XQuery handles XML natively.
Inputs - the script, the SQL table returned by the SQL interface and the XHTML conent of some step properties - and the output - XHTML pages - are all XML structures. A language which handles XML natively does not have perform the re-structuring required in , say, PHP before it can be processed [PHP- XML interfaces have made this somewhat less difficult].

XQuery handles comples processing.
XQuery is much more than the XML equivalent of SQL .The SQL tutor has the task of testing whether two results are functionally the same. Two tables are the same if the column headings are different, but the data the same, or if columns are in different orders, or if rows in an SELECT statement with no ORDER BY clause are in a different order. The sequence and element structures of the XML data model combined with the expressiveness of XQuery make this computation straightforward to code.

A Native XML database supports development
I struggle with the design of the Worksheet schema. Minor additions occur all the time as my ideas develop, but since eXist is schema-independent, I can make these changes bottom-up before I need to formalise them as a schema. In a relational database I'm forced to work top-down, schema first.
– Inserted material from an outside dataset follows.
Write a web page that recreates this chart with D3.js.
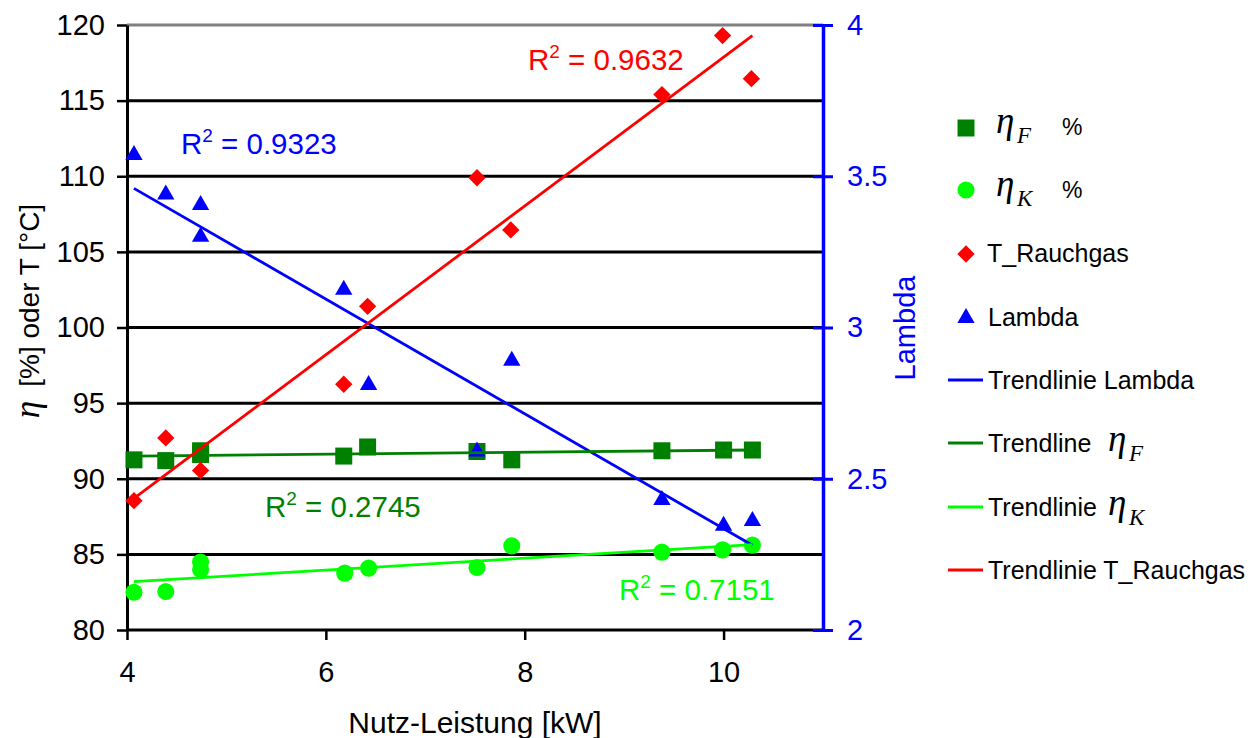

Moreover I feel safe that if I have a major redesign, an XSLT transformation will do the necessary schema evolution of existing Worksheets.

Conclusion
This case study demonstrates that a relational database is a poor technology for implementing a tutorial about SQL. This asymetry is not the case for XQuery, and the next project is to modify the tutor to do the same for XQuery expressions.

The tutor goes into use with 200 students next week although the worksheets themselves could do with more revision. Since the tutor logs all input, it will be interesting to be able to see what kinds of error are made, and then be able to adjust the hinting accordingly. Wish me luck!